Com a chegada de Salazar ao Poder, era evidente que a igreja poderia respirar aliviada e recuperar seu lugar privilegiado junto e dentro do Estado. A Constituição de 1933 foi o primeiro passo para essa conquista da igreja católica,  pois entre outras coisas, essa Constituição pretende garantir a liberdade de consciência; a liberdade de culto; e a liberdade de ensino. É nesta última liberdade que a igreja fixa os olhos e por quem seu <coração> bate com mais força, pois ela sabe que nenhum lugar é mais propício que a escola para o <doutrinamento> e o embotamento ideológico-moral das consciências. Seu anseio foi mais do que realizado pelo ditador, que, três anos depois, para a euforia do episcopado, reintroduz os crucifixos nas salas de aula e o ensinamento moral cristão nas escolas. De mãos dadas, o Clero e a Ditadura de Salazar juntos, procuram identificar ou mesmo inventar um inimigo comum que, evidentemente, naquele momento histórico, não poderia ter sido outro além do comunismo. Essa doutrina que, desde 1917, vinha sendo implantada na URSS, que rondava a Europa Central e que ameaçava infiltrar-se nos países pobres do mundo, tinha um perfil adequado para ser o símbolo daquilo que a igreja e os ditadores queriam atribuir aos seus inimigos: era a encarnação perfeita do <mal>, tanto para a República burguesa ocidental (essa Monarquia travestida), como para a igreja e o clero, pois o comunismo trazia em sua essência tanto a revolução proletária como o ateísmo.

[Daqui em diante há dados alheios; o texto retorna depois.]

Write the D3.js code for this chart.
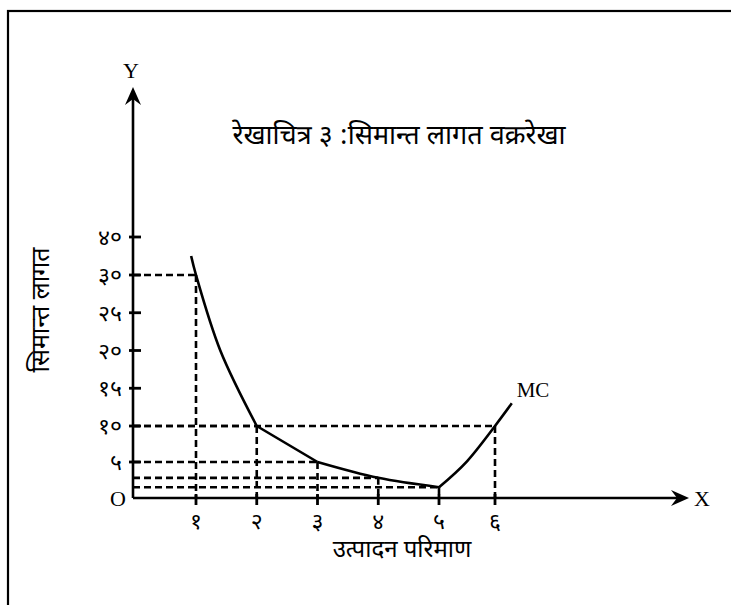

No meio dessa cumplicidade, a igreja recebe de Franco o presente que ela mais desejava: a responsabilidade sobre todos os "cursos" pré-elementares, com o que, ela tem acesso a todas as crianças de Portugal e das colônias.

Apesar de todo esse caminho que mentalmente acabei tendo que percorrer, o que me interessa aqui é chamar atenção para o fato de que no Brasil, apesar do Estado ser juridicamente laico, a administração pública tem sido praticamente uma extensão da administração clerical. Que desde as prefeituras municipais, e os governos estaduais até o Poder Federal, as autoridades e os postos de mais alto escalão estão, em regra, nas mãos de pastores, ex-padres, ex-seminaristas ou, quando não, de devotos que, antes de tomar qualquer medida administrativa, costumam consultar o vigário, o bispo, ou até a Cúria Metropolitana. Uma recente pesquisa informal, em Brasília, demonstrou que dentro dos principais Ministérios, existe mais bíblias que constituições e mais crucifixos que bandeiras do país. Se isso constitui um «mal» ou um «bem», não interessa especular neste momento, a idéia agora é apenas lembrar a presença cada vez mais comprometedora (tão bem evidenciada neste período de campanhas) desse amálgama, dessa mescla e dessa simbiose entre igrejas, política e administração pública, lembrando, evidentemente, que para pensadores como Bakunin, tanto a igreja como o Estado são dois gênios malignos, tão antigos como a história, as duas serpentes que, até hoje, devoraram tudo o que a história produziu de humano e de belo.